Monisha, a 16-year-old IIT aspirant pops a question right back at me when I ask her how much she would be happy making in her first job — “Just happy or amazingly happy?” While she’d be satisfied with a pay cheque of ₹50,000, she explains, ₹1 lakh would make her “amazingly happy”.

It’s not difficult to understand why youngsters have much higher income expectations than the middle-aged. My peers in their 40s and 50s hail from middle-class households of the ’70s and ’80s, where eating out, branded clothes, commuting by cabs and annual vacations were considered high luxury. But to their children these indulgences are already a given. For the wow factor to kick in, they need more money.

Borrowing from future

Srinivasan Sundararaman, a financial planner, confirms that his younger clients have vastly higher income expectations than his middle-aged ones. He also offers another explanation for it. They don’t have the pathological aversion to credit that their parents had. “Most young folk I advise have one or two EMIs as well as credit card debt outstanding. In many cases, even with a ₹1.5 lakh or ₹2 lakh pay cheque, their cash flows are actually negative”.

This is another facet of the income-happiness conundrum too. Older folk may like to scrimp and save for many years before they venture on that family vacation to Dubai. But youngsters don’t see any point in putting off that overseas holiday or a 3BHK home, to their sunset years. They’re all for instant gratification, even if it means borrowing from future earnings.

That may lead to an even more tenuous relationship between happiness and income. After all, if you’re slogging away mainly to pay for your past holidays, that’s unlikely to give you a warm buzz.

Social media interactions have made rivalry a potent force too. In the ’80s or ’90s, most of us weighed up our worldly accomplishments and possessions against the Sharmas next door or our college friends. But today the rat race is against hundreds of Facebook, Twitter, LinkedIn acquaintances who seem to lead far cooler, swankier and affluent lives.

Upping the quotient

So now that we’ve boned up on all the theory on the behavioural linkage between money and happiness, what can we do to up our happiness quotient?

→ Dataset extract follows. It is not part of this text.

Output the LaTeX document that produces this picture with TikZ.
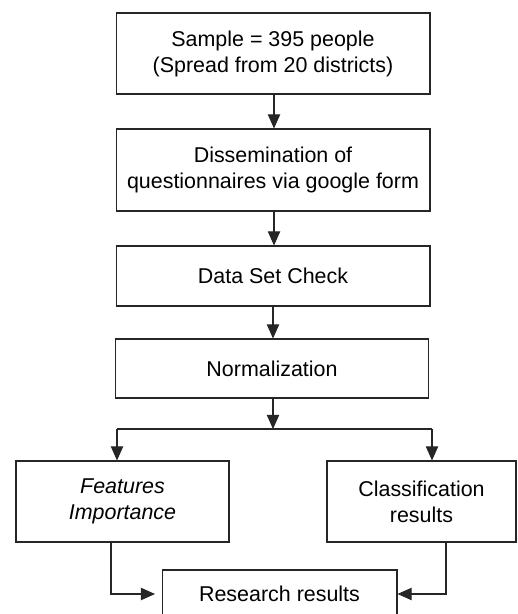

If you’re in the early stages of your career, it may be a good idea to take your time with those lifestyle upgrades. That can help delay gratification and keep you off the dreaded hedonic treadmill.

If you’re already earning big bucks and can feel yourself becoming jaded about designer outfits and foreign trips, it may be time to turn to philanthropy. Sociologists tell us that spending our money on others or giving it away puts us in a far happier mental state, than splurging it on ourselves. Billionaires who figure on the Forbes rich list such as Bill Gates and Warren Buffett have got this all figured out. In 2014, they initiated the Giving Pledge to urge the super-wealthy across the world give away half of their wealth to philanthropic endeavours.

If you’re working 14-hour shifts or living out of a suitcase to bump up your bank balance, you should be taking cues from the authors of World Happiness Report. After distilling many decades of research on the subject, they’ve arrived at as many as six key variables to assess a country’s happiness ranking. You should note that only one of these relates to money. The variables that decide happiness are per capita income, healthy life expectancy, social support (people one can turn to in case of need), freedom of choice, generosity (philanthropy), perceptions of corruption and signs of emotional well-being such as laughter and enjoyment.

In essence, opt out of the rat race and see how you can get fit, make more friends, help out others and share a hearty laugh with friends and family. If the social scientists are right, this will eventually leave you far happier than that Lamborghini Aventador that you’ve got your eyes on.